Actress Eva Green was sometimes “unrealistic” with her expectations and wanted to hire expensive staff for an independent sci-fi movie that was later shuttered, the film’s director has told the High Court.
The Casino Royale star, 42, is accused of making “excessive creative and financial demands” and having “incompatible” expectations with the budget of the film A Patriot, which was shut down in October 2019.
She is suing production company White Lantern Films, claiming she is entitled to her one million dollar (£810,000) fee for the abandoned film, despite its cancellation.
White Lantern Films is bringing a counterclaim against the French actress, alleging she undermined the independent film’s production.
On Friday, Dan Pringle, who was the writer and director of the shuttered film, gave evidence at the High Court in London during the second day of the trial.
In his witness statement, Mr Pringle said that Ms Green was “our first choice for the role” in the dystopian thriller when considering actresses for the lead.
The film was also due to feature Game Of Thrones star Charles Dance and Twister star Helen Hunt, with Oscar winner Kathy Bates attached to the movie at one point.
Mr Pringle said that the proposed budget had been reduced from the 10 million dollars (£8 million) discussed with Ms Green to a lower estimate of 5.3 million euros (£4.6 million).
The court heard that the production had failed to get a subsidy from the Irish film development agency Screen Ireland, and a 1.2 million dollar (£970,000) funding deal with Sky was lost.

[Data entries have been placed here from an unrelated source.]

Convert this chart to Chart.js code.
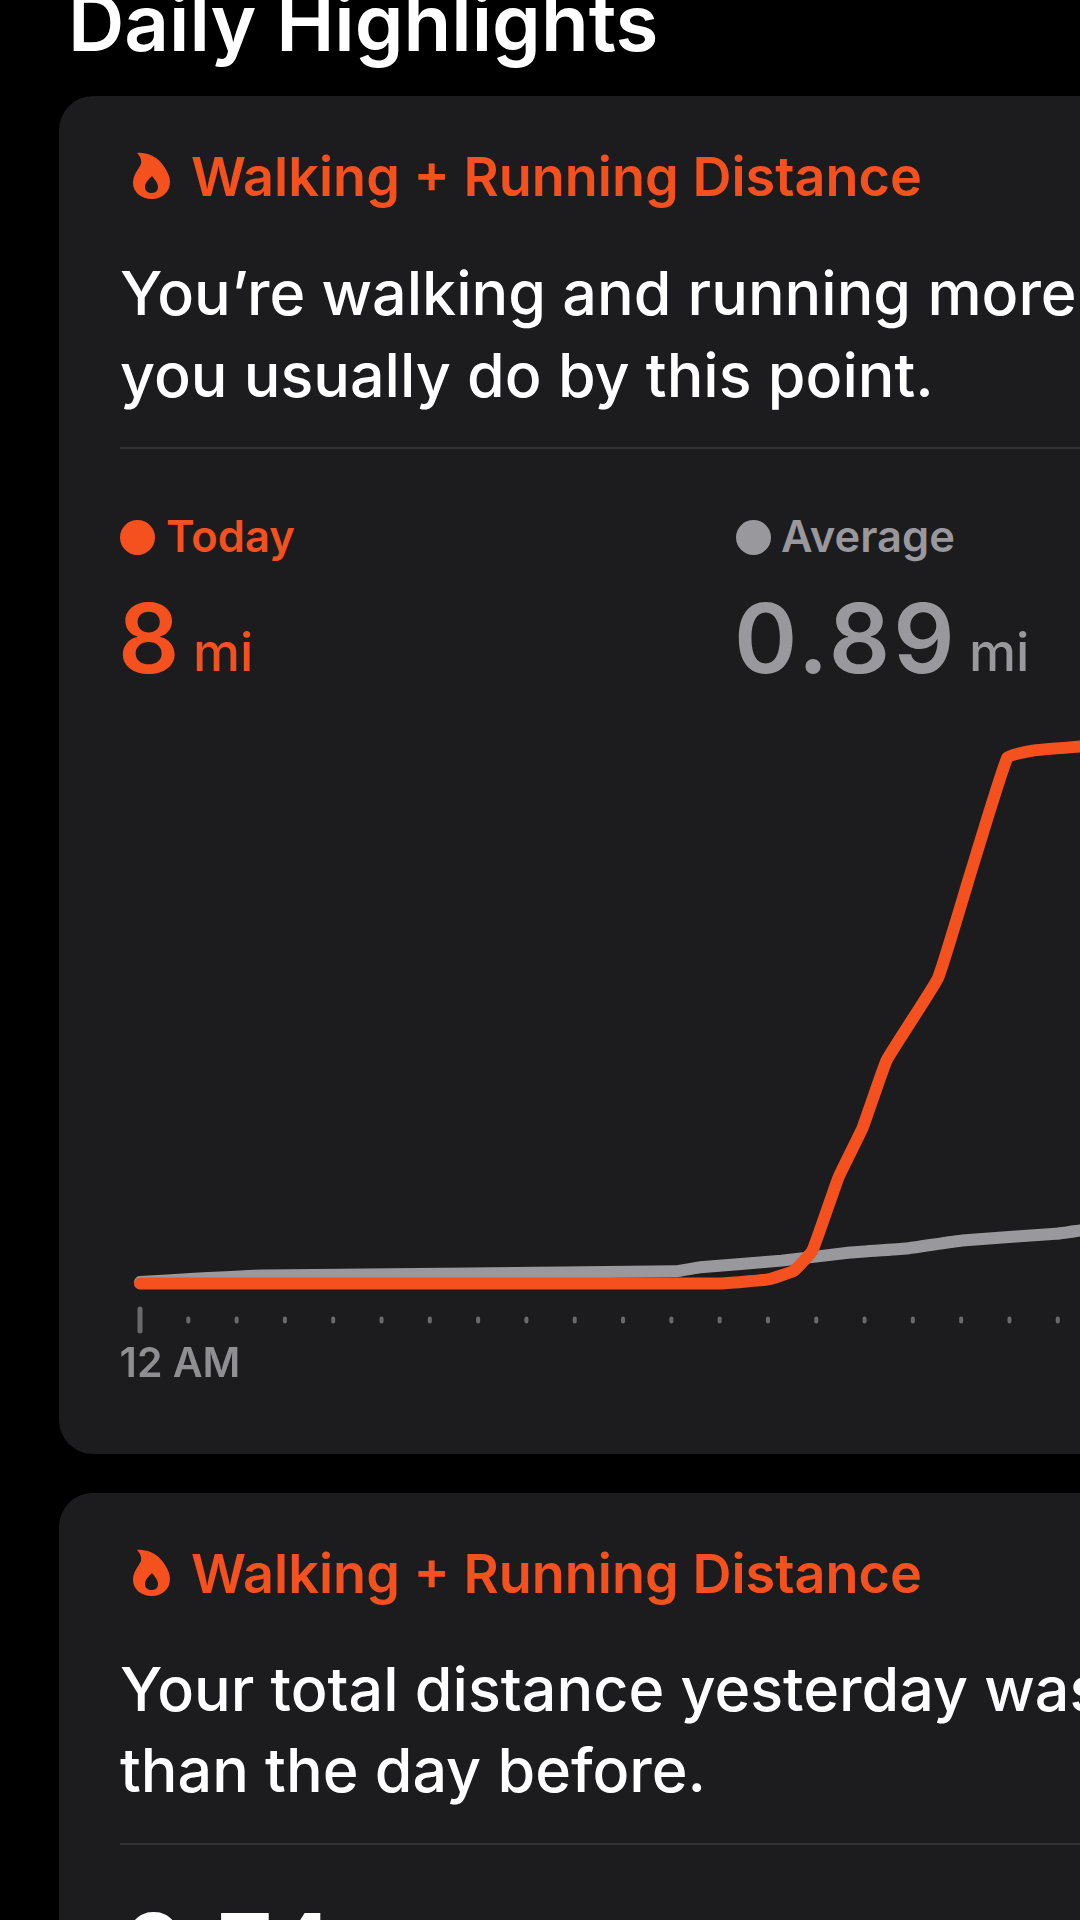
<!DOCTYPE html>
<html>

<head>
    <meta charset="utf-8">
    <title>Daily Highlights</title>
    <style>
        html, body {
            margin: 0;
            padding: 0;
            background: #000;
            width: 1080px;
            height: 1920px;
            overflow: hidden;
            font-family: Inter, "Noto Sans", sans-serif;
        }

        .abs {
            position: absolute;
            white-space: nowrap;
            line-height: 1;
        }

        .card {
            position: absolute;
            left: 59px;
            width: 1100px;
            background: #1c1c1e;
            border-radius: 34px;
        }

        .heading { left: 191px; font-size: 54px; font-weight: 600; color: #f4511e; }
        .body { left: 120px; font-size: 61px; font-weight: 500; color: #fff; }
        .rule { position: absolute; left: 120px; width: 960px; height: 2px; background: #323234; }
        .legend { font-size: 43.5px; font-weight: 600; }
        .dot { position: absolute; width: 35px; height: 35px; border-radius: 50%; }
        .flame { position: absolute; left: 132px; width: 39px; height: 47px; }
        .orange { color: #f4511e; }
        .grey { color: #98989d; }
        .big { font-size: 96px; font-weight: 600; letter-spacing: 3px; }
        .unit { font-size: 53px; font-weight: 500; }

        #chart {
            position: absolute;
            left: 0;
            top: 700px;
        }
    </style>
</head>

<body>
    <div class="abs" style="left:68px;top:-16px;font-size:78px;font-weight:600;color:#fff">Daily Highlights</div>

    <div class="card" style="top:96px;height:1358px"></div>
    <div class="card" style="top:1493px;height:500px"></div>

    <svg class="flame" style="top:152px" viewBox="0 0 39 47"><path fill="#f4511e" fill-rule="evenodd" d="M5 1C12 0 24 3 31 13C35 19 38 24 38 30C38 40 30 47 20 47C9 47 1 40 1 31C1 23 6 18 9 12C10 8 8 4 5 1ZM20 24C16 28 13 31 13 35C13 39 16 41 20 41C24 41 26 38 26 35C26 31 23 28 20 24Z"/></svg>
    <div class="abs heading" style="top:150px">Walking + Running Distance</div>
    <div class="abs body" style="top:263px">You’re walking and running more</div>
    <div class="abs body" style="top:345px">you usually do by this point.</div>
    <div class="rule" style="top:447px"></div>

    <div class="dot" style="left:120px;top:520px;background:#f4511e"></div>
    <div class="abs legend orange" style="left:166px;top:515px">Today</div>
    <div class="dot" style="left:736px;top:520px;background:#98989d"></div>
    <div class="abs legend grey" style="left:781px;top:515px">Average</div>

    <div class="abs big orange" style="left:118px;top:590px">8</div>
    <div class="abs unit orange" style="left:193px;top:626px">mi</div>
    <div class="abs big grey" style="left:734px;top:590px">0.89</div>
    <div class="abs unit grey" style="left:969px;top:626px">mi</div>

    <svg class="flame" style="top:1549px" viewBox="0 0 39 47"><path fill="#f4511e" fill-rule="evenodd" d="M5 1C12 0 24 3 31 13C35 19 38 24 38 30C38 40 30 47 20 47C9 47 1 40 1 31C1 23 6 18 9 12C10 8 8 4 5 1ZM20 24C16 28 13 31 13 35C13 39 16 41 20 41C24 41 26 38 26 35C26 31 23 28 20 24Z"/></svg>
    <div class="abs heading" style="top:1547px">Walking + Running Distance</div>
    <div class="abs body" style="top:1659px">Your total distance yesterday was</div>
    <div class="abs body" style="top:1740px">than the day before.</div>
    <div class="rule" style="top:1843px"></div>
    <div class="abs big" style="left:122px;top:1900px;color:#fff">0.74</div>

    <canvas id="chart" width="1080" height="717"></canvas>

    <script src="https://cdn.jsdelivr.net/npm/chart.js"></script>
    <script>
        // hours after midnight
        const todayHours = [0, 0.42, 6.0, 6.5, 6.77, 6.96, 7.23, 7.48, 7.73, 8.26, 8.59, 8.98, 9.24, 9.73];
        const todayMiles = [0, 0, 0, 0.06, 0.19, 0.49, 1.58, 2.32, 3.33, 4.55, 6.08, 7.84, 7.94, 8.0];
        const averageHours = [0, 0.56, 1.26, 5.54, 5.8, 6.64, 7.35, 7.93, 8.51, 9.48, 9.73];
        const averageMiles = [0.02, 0.07, 0.12, 0.18, 0.24, 0.34, 0.46, 0.52, 0.64, 0.74, 0.79];
        const tickLabels = ['12 AM'];

        function toPoints(xs, ys) {
            return xs.map((x, i) => ({ x: x, y: ys[i] }));
        }

        // the long first tick and the small dots after it
        const axisMarks = {
            id: 'axisMarks',
            afterDraw(chart) {
                const scale = chart.scales.x;
                const ctx = chart.ctx;
                const mid = chart.chartArea.bottom + 3;
                ctx.save();
                ctx.lineCap = 'round';
                ctx.strokeStyle = '#6a6a6e';
                scale.ticks.forEach((tick, i) => {
                    const x = scale.getPixelForValue(tick.value);
                    const half = i === 0 ? 11 : 1.5;
                    ctx.beginPath();
                    ctx.lineWidth = i === 0 ? 5 : 4;
                    ctx.moveTo(x, mid - half);
                    ctx.lineTo(x, mid + half);
                    ctx.stroke();
                });
                ctx.restore();
            }
        };

        new Chart(document.getElementById('chart'), {
            type: 'line',
            data: {
                datasets: [{
                    label: 'Today',
                    data: toPoints(todayHours, todayMiles),
                    borderColor: '#f4511e',
                    borderWidth: 12,
                    tension: 0.1,
                    pointRadius: 0,
                    borderCapStyle: 'round',
                    borderJoinStyle: 'round',
                    clip: false
                },
                {
                    label: 'Average',
                    data: toPoints(averageHours, averageMiles),
                    borderColor: '#98989d',
                    borderWidth: 12,
                    tension: 0.1,
                    pointRadius: 0,
                    borderCapStyle: 'round',
                    borderJoinStyle: 'round',
                    clip: false
                }]
            },
            options: {
                responsive: false,
                animation: false,
                layout: { padding: { left: 140, top: 13 } },
                plugins: { legend: { display: false }, tooltip: { enabled: false } },
                scales: {
                    x: {
                        type: 'linear',
                        min: 0,
                        max: 9.73,
                        border: { display: false },
                        grid: { display: false },
                        afterFit: scale => { scale.height = 100; },
                        ticks: {
                            stepSize: 0.5,
                            autoSkip: false,
                            includeBounds: false,
                            maxRotation: 0,
                            padding: 15,
                            labelOffset: 40,
                            color: '#8e8e93',
                            font: { family: 'Inter', size: 41, weight: '600' },
                            callback: (value, i) => tickLabels[i] || ''
                        }
                    },
                    y: {
                        display: false,
                        min: -0.5,
                        max: 8.5
                    }
                }
            },
            plugins: [axisMarks]
        });
    </script>
</body>

</html>
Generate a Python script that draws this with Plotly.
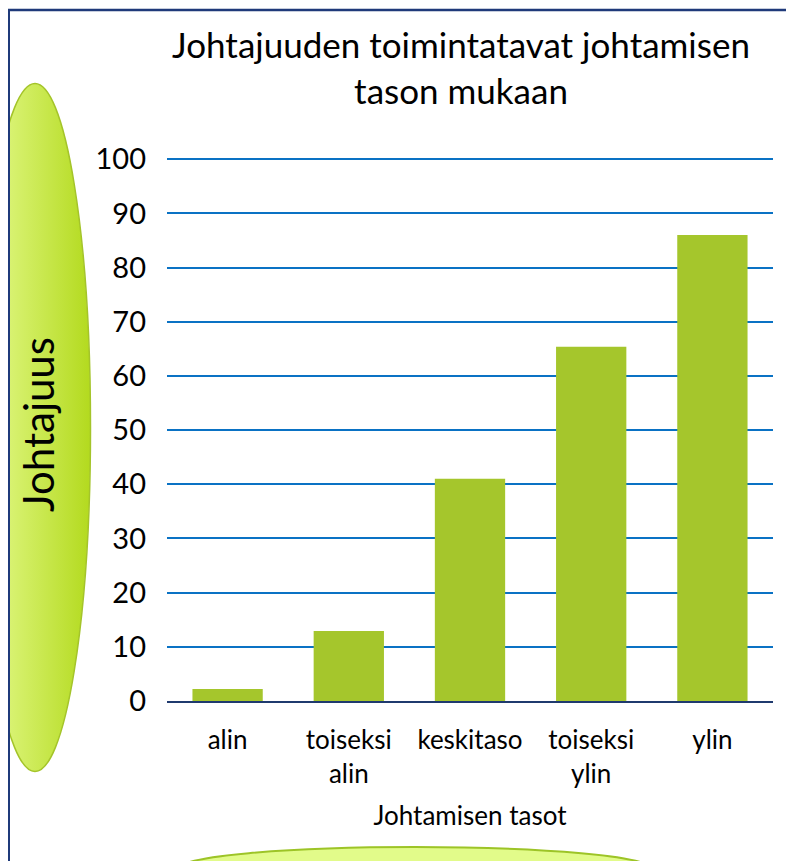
import base64
import plotly.graph_objects as go

# values
tasot = ["alin", "toiseksi<br>alin", "keskitaso", "toiseksi<br>ylin", "ylin"]
johtajuus = [2.2, 12.9, 41.0, 65.4, 86.0]
y_ticks = [0, 10, 20, 30, 40, 50, 60, 70, 80, 90, 100]

# page body adds an 8px margin, so the figure sits at (8, 8) in the window
OFF = 8
W, H = 794 - OFF, 861 - OFF
L, R, T, B = 167 - OFF, 21, 157 - OFF, 160
pw, ph = W - L - R, H - T - B

def px(x):
    return (x - OFF - L) / pw

def py(y):
    return (H - B - (y - OFF)) / ph

def ellipse_svg(w, h, c1, c2, edge, sw=1.5):
    svg = (
        f'<svg xmlns="http://www.w3.org/2000/svg" width="{w}" height="{h}" viewBox="0 0 {w} {h}">'
        '<defs><linearGradient id="g" x1="0" y1="0" x2="1" y2="0">'
        f'<stop offset="0" stop-color="{c1}"/><stop offset="1" stop-color="{c2}"/>'
        '</linearGradient></defs>'
        f'<ellipse cx="{w/2}" cy="{h/2}" rx="{w/2-sw}" ry="{h/2-sw}" fill="url(#g)" '
        f'stroke="{edge}" stroke-width="{sw}"/></svg>'
    )
    return "data:image/svg+xml;base64," + base64.b64encode(svg.encode()).decode()

def img(src, x0, y0, x1, y1):
    return dict(source=src, xref="paper", yref="paper", x=px(x0), y=py(y0),
                sizex=px(x1) - px(x0), sizey=py(y0) - py(y1),
                xanchor="left", yanchor="top", sizing="stretch", layer="below")

fig = go.Figure()
fig.add_trace(go.Bar(
    x=tasot, y=johtajuus,
    marker=dict(color="#a5c62c", line=dict(width=0)),
    width=0.58,
))

fig.update_layout(
    width=W, height=H, autosize=False,
    margin=dict(l=L, r=R, t=T, b=B),
    paper_bgcolor="white", plot_bgcolor="rgba(0,0,0,0)",
    font=dict(family="Lato, Open Sans, sans-serif", color="black"),
    showlegend=False,
    bargap=0.42,
    title=dict(text="Johtajuuden toimintatavat johtamisen<br>tason mukaan",
               x=px(461), xref="paper", xanchor="center",
               y=1 - (58 - OFF) / H, yref="container", yanchor="middle",
               font=dict(size=35)),
    xaxis=dict(tickfont=dict(size=26), showline=True, linecolor="#1f3a6e", linewidth=2,
               ticks="", ticklabelstandoff=15,
               title=dict(text="Johtamisen tasot", font=dict(size=26), standoff=19)),
    yaxis=dict(range=[0, 100.4], tickvals=y_ticks, tickfont=dict(size=29),
               showgrid=True, gridcolor="#0a72c4", gridwidth=2, zeroline=False,
               ticks="", ticklabelstandoff=20),
    images=[
        img(ellipse_svg(114, 691, "#e6fb90", "#b3da1e", "#a4c42a"), -22, 82, 92, 773),
        img(ellipse_svg(474, 46, "#e2fb8a", "#e2fb8a", "#9dc427", 2), 178, 845, 652, 891),
    ],
    shapes=[
        dict(type="line", xref="paper", yref="paper", x0=px(8), x1=px(794),
             y0=py(10), y1=py(10), line=dict(color="#1f3a7a", width=2.5)),
        dict(type="line", xref="paper", yref="paper", x0=px(9), x1=px(9),
             y0=py(9), y1=py(861), line=dict(color="#1f3a7a", width=2)),
    ],
    annotations=[
        dict(text="Johtajuus", xref="paper", yref="paper", x=px(38), y=py(425),
             showarrow=False, textangle=-90, font=dict(size=42),
             xanchor="center", yanchor="middle"),
    ],
)

fig.write_html("out.html")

Max Mallin KC, for White Lantern, suggested there was a “discrepancy between on the one hand what Ms Green wanted and on the other hand what the budget could afford”.
Mr Pringle said in his written evidence: “We were also seeking talented people and Eva had her own high standards. This was the cause of a certain amount of frustration for all of us.
“There came a point where I considered that we may have to lower our sights to those with experience at slightly lower budget levels, and with less pedigree in our specific genre, however Eva desired that we keep pushing to secure those meeting our initial requirements.”
Mr Pringle told the court that Ms Green would say they should “reach for the stars” and that if the bid for a particular person failed they would then “move on to another potential target”.
“I didn’t know her well enough to know how serious she was being with some of her suggestions,” Mr Pringle added.
He said that one idea was to hire a director of photography known for working with Dark Knight director Christopher Nolan.
The director continued in his written evidence: “I think it is fair to say that Eva was at times a little unrealistic about some of her suggestions of heads of departments/key crew because the individuals were either too high-profile and/or too expensive for an independent production of our kind with a second-time director making a significant leap up.”
However, Mr Pringle added: “Ultimately, I think Eva’s choices of those key crew that we were able to secure demonstrated that she was prepared to approve realistic candidates that the production could afford, in line with the financial resources we had available whilst we were planning to shoot in Ireland.”
Under questioning from Mr Mallin, Mr Pringle said that he did not think that asking for specific crew members was a breach of contract and that Ms Green “was committed to this film in a way that goes beyond just being an actress”.
At the start of the trial on Thursday, Mr Mallin claimed that Ms Green, who is due to attend court on Monday, had an “animosity” towards a vision for the film held by one of the film’s executive producers, Jake Seal.
The barrister said that in exchanges with her agent and Mr Pringle, Ms Green claimed Mr Seal was planning to make a “cheap B movie”, describing him as “the devil” and “evil”, production manager Terry Bird as a “f****** moron”, and local crew members as “shitty peasants… from Hampshire”.
However on Friday, Mr Pringle said: “The peasants comment doesn’t necessarily relate to Jake’s staff at Black Hangar [Studios], it’s a comment about crewing from the local population. It’s a comment about whether Jake was going to hire people who knew the roles.”
Ms Green’s barrister Edmund Cullen KC previously said the actress “bent over backwards” to make the film but “the financial plan was never going to work”.
He later told the court that Ms Green had been painted “as a diva to win headlines and damage her reputation”.
The nine-day trial continues, with Mr Justice Michael Green expected to give his decision at a later date.